Mr. Cell & Mr. Molecule

Will Alsop animates the medical research laboratory.

The college of Queen Mary, University of London has just moved its medical researchers into a school designed by Will Alsop’s office in collaboration with the international management and services company AMEC. The design introduces the radical concept of flexible space into research laboratories. For good measure—from the outside and from an overhead gallery—it makes the community aware of what’s happening.

Two long glass buildings are bisected by a public street, or “mews.” The wider, lower building contains galleries surrounding suspended pods that hang above a large lab space below ground level. The thinner, taller one has a ground-floor café, mechanical equipment spaces above, and a lecture hall sloping back behind. Leading from a public entrance, a glass bridge crosses above the mews to join the two buildings. Assistant project director Bill Hunt notes that because Queen Mary competes with other institutions, it very much wanted “a landmark building that would attain the prestige of Norman Foster’s design for the medical school at London’s Imperial College.” Now that the academics have had a little experience with the impressive outcome, they’ve decided to rename it impressively as well: the Institute of Cell and Molecular Science.

Alsop’s admirers have become accustomed to his work being refreshing and provocative, but often this is not because of the most obvious elements he features, such as large slugs of color, a huge squiggle of bent metal, or as in this building, the cartoony cell and molecule forms (home to conference rooms and meeting places) that hang over the large galleried central space. Cleverly clad in various rigid and tensile materials, they are cute enough to be named in the style of Roger Hargreaves’s storybook characters: Mr. Cell, Mr. Mushroom, Mr. Cloud, and Mr. Spikey. But mainly they are foils for what really matters: the radical open-plan laboratory floor below.

This type of plan is quite new in a top laboratory building with many experiments and studies going on. Colin Gilmore-Merchant, the Alsop-AMEC partner in charge (during the course of the job he relocated from AMEC to Alsop in an “amicable poaching”), explains that the new labs were designed to fulfill key aspirations of the institution. “Instead of cancer research, cutaneous disease research, and so forth owning their space exclusively, the scientists share space. That gives the college flexibility for their programs and a smaller building than would otherwise have to be built. It also allowed everything to be made visible.”

Viewed from above, staff are seen at work with their equipment alongside serried ranks of lab tables under narrow sky blue canopies that hold lights and sprinklers. This communal gathering is quite a big deal compared to the crabbed little lab cubicles of old, where scientists closed their doors and disappeared—and though it was programmed from the start, the occupants are still trying to get used to it.
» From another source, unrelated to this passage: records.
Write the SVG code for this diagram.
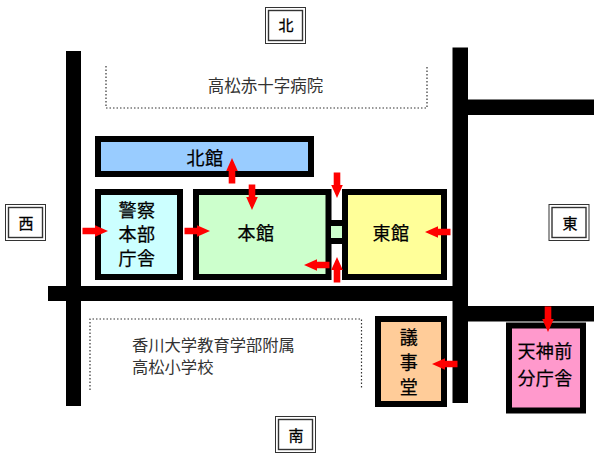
<svg xmlns="http://www.w3.org/2000/svg" width="600" height="465" viewBox="0 0 600 465">
<style>
text{font-family:"Noto Sans CJK JP","Noto Sans CJK SC",sans-serif;text-anchor:middle;fill:#000}
.b{stroke:#000;stroke-width:6;stroke-linejoin:miter}
.t{font-size:18px;letter-spacing:.4px;stroke:#000;stroke-width:.25}
.s{font-size:16.500px;fill:#333}
.s2{font-size:16.300px;fill:#333;text-anchor:start}
.d{font-size:15px;stroke:#000;stroke-width:.3}
.o{fill:#fff;stroke:#333;stroke-width:1}
.i{fill:#fff;stroke:#333;stroke-width:1.4}
.dot{fill:none;stroke:#333;stroke-width:1.2;stroke-dasharray:1.5 2}
.a{fill:#f00}
</style>
<defs>
<path id="ar" class="a" d="M0 0L13 -5.800V-3.300H25.500V3.300H13V5.800Z"/>
</defs>
<g id="roads" fill="#000">
<rect x="66" y="51" width="15" height="355"/>
<rect x="48" y="286" width="420" height="15"/>
<rect x="452.500" y="47.500" width="15.500" height="355.500"/>
<rect x="468" y="99.500" width="126" height="15.500"/>
<rect x="468" y="306" width="126" height="15.500"/>
</g>
<g id="hospital">
<path class="dot" d="M106 66V108H427V67"/>
<text class="s" x="265.500" y="92">高松赤十字病院</text>
</g>
<g id="school">
<path class="dot" d="M90 390V319H361.500V389"/>
<text class="s2" x="132" y="351">香川大学教育学部附属</text>
<text class="s2" x="132" y="373">高松小学校</text>
</g>
<g id="kitakan">
<rect class="b" x="98" y="139" width="213" height="35" fill="#99ccff"/>
<text class="t" x="205" y="165">北館</text>
</g>
<g id="keisatsu">
<rect class="b" x="98" y="192" width="82" height="85" fill="#ccffff"/>
<text class="t" x="137" y="217">警察</text>
<text class="t" x="137" y="241">本部</text>
<text class="t" x="137" y="265">庁舎</text>
</g>
<g id="honkan">
<rect class="b" x="196" y="192" width="132.500" height="85" fill="#ccffcc"/>
<text class="t" x="256" y="240">本館</text>
</g>
<g id="link">
<rect x="331" y="220" width="11" height="24" fill="#000"/>
<rect x="331" y="226" width="11" height="12" fill="#ccffcc"/>
</g>
<g id="higashikan">
<rect class="b" x="345" y="192" width="99" height="85" fill="#ffff99"/>
<text class="t" x="391" y="240">東館</text>
</g>
<g id="gijido">
<rect class="b" x="378" y="319" width="66" height="85" fill="#ffcc99"/>
<text class="t" x="409" y="344">議</text>
<text class="t" x="409" y="369">事</text>
<text class="t" x="409" y="394">堂</text>
</g>
<g id="tenjinmae">
<rect class="b" x="509" y="325.500" width="74" height="85" fill="#ff99cc"/>
<text class="t" x="545" y="358">天神前</text>
<text class="t" x="545" y="385">分庁舎</text>
</g>
<g id="north">
<rect class="o" x="265.500" y="7.500" width="40" height="36"/><rect class="i" x="268.500" y="10.500" width="34" height="30"/>
<text class="d" x="286" y="31">北</text>
</g>
<g id="west">
<rect class="o" x="5.500" y="204.500" width="40" height="36"/><rect class="i" x="8.500" y="207.500" width="34" height="30"/>
<text class="d" x="26" y="229">西</text>
</g>
<g id="east">
<rect class="o" x="549" y="204.500" width="40" height="36"/><rect class="i" x="552" y="207.500" width="34" height="30"/>
<text class="d" x="570" y="229">東</text>
</g>
<g id="south">
<rect class="o" x="275.500" y="416.500" width="40" height="36"/><rect class="i" x="278.500" y="419.500" width="34" height="30"/>
<text class="d" x="296" y="441">南</text>
</g>
<g id="connectors">
<use href="#ar" transform="translate(232 158) rotate(90)"/>
<use href="#ar" transform="translate(252 210) rotate(-90)"/>
<use href="#ar" transform="translate(108 231) rotate(180)"/>
<use href="#ar" transform="translate(210 231) rotate(180)"/>
<use href="#ar" transform="translate(337 198) rotate(-90)"/>
<use href="#ar" transform="translate(337 257) rotate(90)"/>
<use href="#ar" transform="translate(304 265)"/>
<use href="#ar" transform="translate(425 232)"/>
<use href="#ar" transform="translate(432 364)"/>
<use href="#ar" transform="translate(548 332) rotate(-90)"/>
</g>
</svg>
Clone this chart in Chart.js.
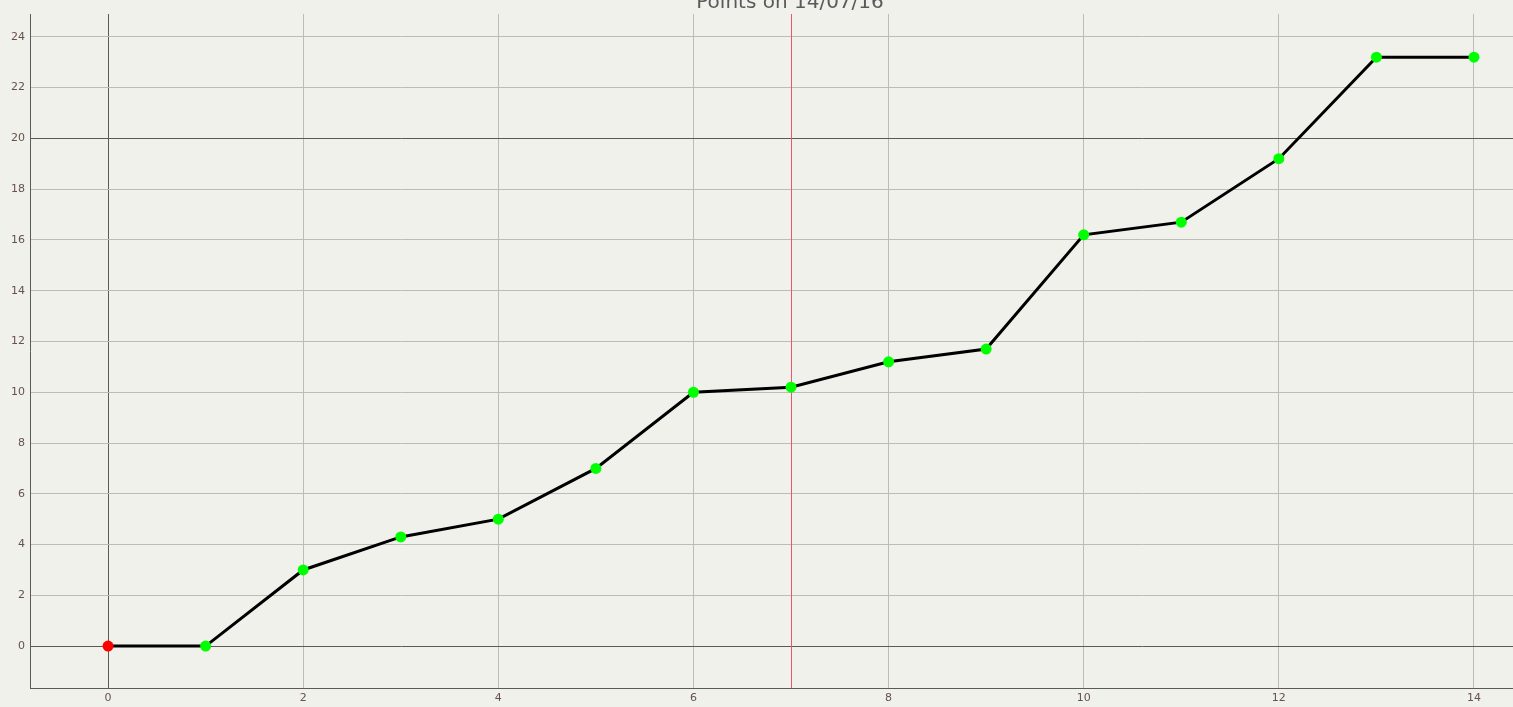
<!DOCTYPE html>
<html>
<head>
<meta charset="utf-8">
<script src="https://cdn.jsdelivr.net/npm/chart.js@4.4.0/dist/chart.umd.min.js"></script>
<style>
	html, body { margin: 0; padding: 0; background: #f0f1eb; overflow: hidden; }
	#wrap { width: 1513px; height: 707px; position: relative; }
</style>
</head>
<body>
<div id="wrap"><canvas id="cnv_points"></canvas></div>
<script>
// data
const days = [0, 1, 2, 3, 4, 5, 6, 7, 8, 9, 10, 11, 12, 13, 14];
const points = [0, 0, 3, 4.3, 5, 7, 10, 10.2, 11.2, 11.7, 16.2, 16.7, 19.2, 23.2, 23.2];
const xTicks = [0, 2, 4, 6, 8, 10, 12, 14];
const yTicks = [0, 2, 4, 6, 8, 10, 12, 14, 16, 18, 20, 22, 24];
const titleText = "Points on 14/07/16";
const markerX = 7;   // red vertical line
const markerY = 20;  // dark horizontal line

const pointColors = points.map((p, i) => i === 0 ? "#ff0000" : "#00ff00");

// title + red marker line, drawn by hand
const extrasPlugin = {
	id: "extras",
	beforeDatasetsDraw(chart) {
		const { ctx, chartArea, scales } = chart;
		const px = Math.floor(scales.x.getPixelForValue(markerX)) + 0.5;
		ctx.save();
		ctx.strokeStyle = "#e8586a";
		ctx.lineWidth = 1;
		ctx.beginPath();
		ctx.moveTo(px, chartArea.top);
		ctx.lineTo(px, chartArea.bottom);
		ctx.stroke();
		ctx.restore();
	},
	afterDraw(chart) {
		const ctx = chart.ctx;
		ctx.save();
		ctx.font = "20px 'DejaVu Sans'";
		ctx.fillStyle = "#5a5a5a";
		ctx.textAlign = "center";
		ctx.textBaseline = "alphabetic";
		ctx.fillText(titleText, 790, 8);
		ctx.restore();
	}
};

const gridColor = (dark) => (c) => dark.includes(c.tick && c.tick.value) ? "#5a5a5a" : "#bcbcb6";

const ctx = document.getElementById("cnv_points").getContext("2d");
const pointsChart = new Chart(ctx, {
	type: "line",
	plugins: [extrasPlugin],
	data: {
		datasets: [{
			data: days.map((d, i) => ({ x: d, y: points[i] })),
			borderColor: "#000000",
			borderWidth: 3,
			pointRadius: 5.5,
			pointBackgroundColor: pointColors,
			pointBorderColor: pointColors,
			pointBorderWidth: 0,
			tension: 0,
			clip: false
		}]
	},
	options: {
		responsive: true,
		maintainAspectRatio: false,
		animation: false,
		layout: { autoPadding: false, padding: { top: 14, right: 0, left: 0, bottom: 0 } },
		plugins: { legend: { display: false }, tooltip: { enabled: false } },
		scales: {
			x: {
				type: "linear",
				min: -0.8,
				max: 14.4,
				afterBuildTicks: (scale) => { scale.ticks = xTicks.map(v => ({ value: v })); },
				afterFit: (scale) => { scale.height = 19; scale.paddingLeft = 0; scale.paddingRight = 0; },
				grid: { color: gridColor([0]), drawTicks: false, lineWidth: 1 },
				border: { color: "#5a5a5a", width: 1 },
				ticks: { color: "#665050", font: { family: "DejaVu Sans", size: 11 }, padding: 4, maxRotation: 0, autoSkip: false }
			},
			y: {
				type: "linear",
				min: -1.65,
				max: 24.9,
				afterBuildTicks: (scale) => { scale.ticks = yTicks.map(v => ({ value: v })); },
				afterFit: (scale) => { scale.width = 30; scale.paddingTop = 0; scale.paddingBottom = 0; },
				grid: { color: gridColor([0, markerY]), drawTicks: false, lineWidth: 1 },
				border: { color: "#5a5a5a", width: 1 },
				ticks: { color: "#665050", font: { family: "DejaVu Sans", size: 11 }, padding: 5, autoSkip: false }
			}
		}
	}
});
</script>
</body>
</html>
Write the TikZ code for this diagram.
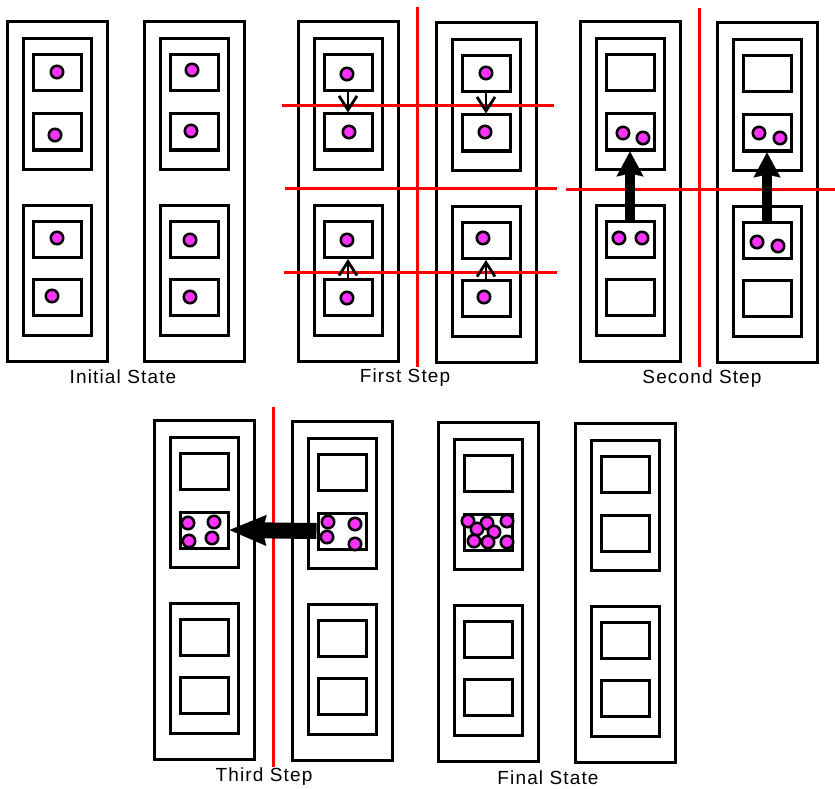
\documentclass[tikz,border=0pt]{standalone}
\usepackage{fontspec}
\setmainfont[LetterSpace=6]{Liberation Sans}
\usetikzlibrary{arrows.meta}
\definecolor{tokenpink}{HTML}{FF33FF}

\begin{document}
\begin{tikzpicture}[x=1pt,y=-1pt,
outerbox/.style={draw, line width=3pt, inner sep=0pt, minimum width=100pt, minimum height=339pt},
groupbox/.style={draw, line width=3pt, inner sep=0pt, minimum width=68pt, minimum height=130pt},
cellbox/.style={draw, line width=3pt, inner sep=0pt, minimum width=48pt, minimum height=36pt},
token/.style={draw, line width=2.6pt, fill=tokenpink},
cut/.style={red, line width=3pt},
hop/.style={line width=2.8pt, -{Straight Barb[length=14pt,width=18pt]}},
push/.style={line width=10pt, -{Stealth[length=25pt,width=27pt,inset=3pt,line width=0.1pt]}},
caption/.style={anchor=base, font=\fontsize{19}{22}\selectfont}
]
\useasboundingbox (0,0) rectangle (835,789);
%% Columns: outer frame, two groups, four cells
\foreach \c/\x/\y in {I1/7/22, I2/144/22, F1/298/22, F2/436/23, S1/580/22, S2/717/23,
  T1/154/420, T2/292/421, Z1/438/422, Z2/575/423}{
  \node[outerbox] (\c) at (\x+50,\y+169.5) {};
  \node[groupbox] (\c-a) at (\x+50,\y+82) {};
  \node[groupbox] (\c-b) at (\x+50,\y+248.5) {};
  \node[cellbox] (\c-1) at (\x+50,\y+51) {};
  \node[cellbox] (\c-2) at (\x+50,\y+110) {};
  \node[cellbox] (\c-3) at (\x+50,\y+217.5) {};
  \node[cellbox] (\c-4) at (\x+50,\y+275.5) {};
}
%% Tokens
\foreach \p in {(57,72),(55,135),(57,238),(52,296),(192,70),(191,131),(190,240),(190,297),
  (347,74),(349,132),(347,240),(347,298),(486,73),(485,132),(483,238),(484,297),
  (623,133),(643,138),(619,238),(642,238),(759,133),(780,138),(757,242),(778,246),
  (188,523),(214,522),(189,541),(212,538),(328,522),(355,524),(327,537),(355,544),
  (468,521),(487,523),(507,521),(477,529),(494,532),(474,541),(488,542),(507,542)}
  \draw[token] \p circle (6.2);
%% Cuts
\draw[cut](417,7)--(417,367);
\draw[cut](282,106)--(554,106);
\draw[cut](285,188)--(557,188);
\draw[cut](284,272)--(557,272);
\draw[cut](699,8)--(699,367);
\draw[cut](566,189)--(835,189);
\draw[cut](273,407)--(273,767);
%% Moves
\draw[hop](F1-1.south)--(F1-2.north);
\draw[hop](F2-1.south)--(F2-2.north);
\draw[hop](F1-4.north)--(F1-3.south);
\draw[hop](F2-4.north)--(F2-3.south);
\draw[push](S1-3.north)--(S1-2.south);
\draw[push](S2-3.north)--(S2-2.south);
\draw[push,line width=16pt,-{Stealth[length=37pt,width=31pt,inset=4pt,line width=0.1pt]}](T2-2.west)--(T1-2.east);
%% Captions
\node[caption] (cap-init) at (123,383) {Initial State};
\node[caption] (cap-first) at (405,382) {First Step};
\node[caption] (cap-second) at (702,383) {Second Step};
\node[caption] (cap-third) at (264,781) {Third Step};
\node[caption] (cap-final) at (548,784) {Final State};
\end{tikzpicture}
\end{document}
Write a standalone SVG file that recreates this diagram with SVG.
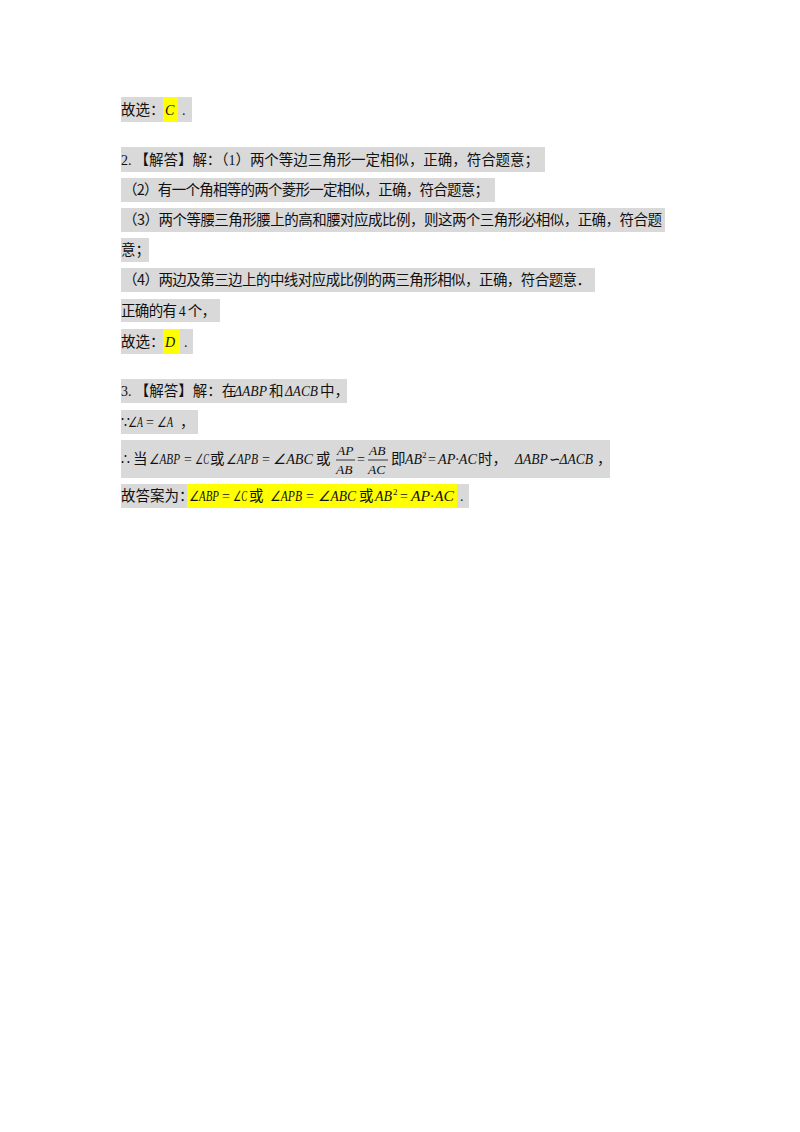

Don’t valuable instruments and equipment need to be locked up if postdoctorate researchers are on hard-won grants? “An open plan has its own surveillance and security,” Hunt says. The institution is obviously convinced.

The striking feature of the mews cutting through the building is likely to be copied elsewhere until banal use makes it a cliché, like glazed atria. (Le Corbusier’s Carpenter Center, at Harvard; Louis Kahn’s Salk Institute, in La Jolla, California; and Renzo Piano and Richard Rogers’s IRCAM, at the Centre Pompidou, in Paris, are other part progenitors.) In the Alsop mews, which incorporates luminous pavement lights indicative of extraordinary activity below, the juxtaposition of the café makes it an institutional social space—and since Queen Mary has decided to open the café to the public, perhaps even a lay community space. That possibility is helped by the strong design of the mews-facing walls with elegant curtain-wall glazing and by impressive and aesthetically weighty enameled-glass murals by Bruce McLean. Not least it is aided by the overhead bridge glazed with multihued glass. To further the “community awareness” that Gilmore-Merchant says was part of the program, the bridge is a tube to keep fascinated schoolchildren and other admiring visitors secure as they cross from the public reception space toward educational science exhibits, scheduled for the future in the still unfinished interior of Mr. Cell. That’s the blobby orange one.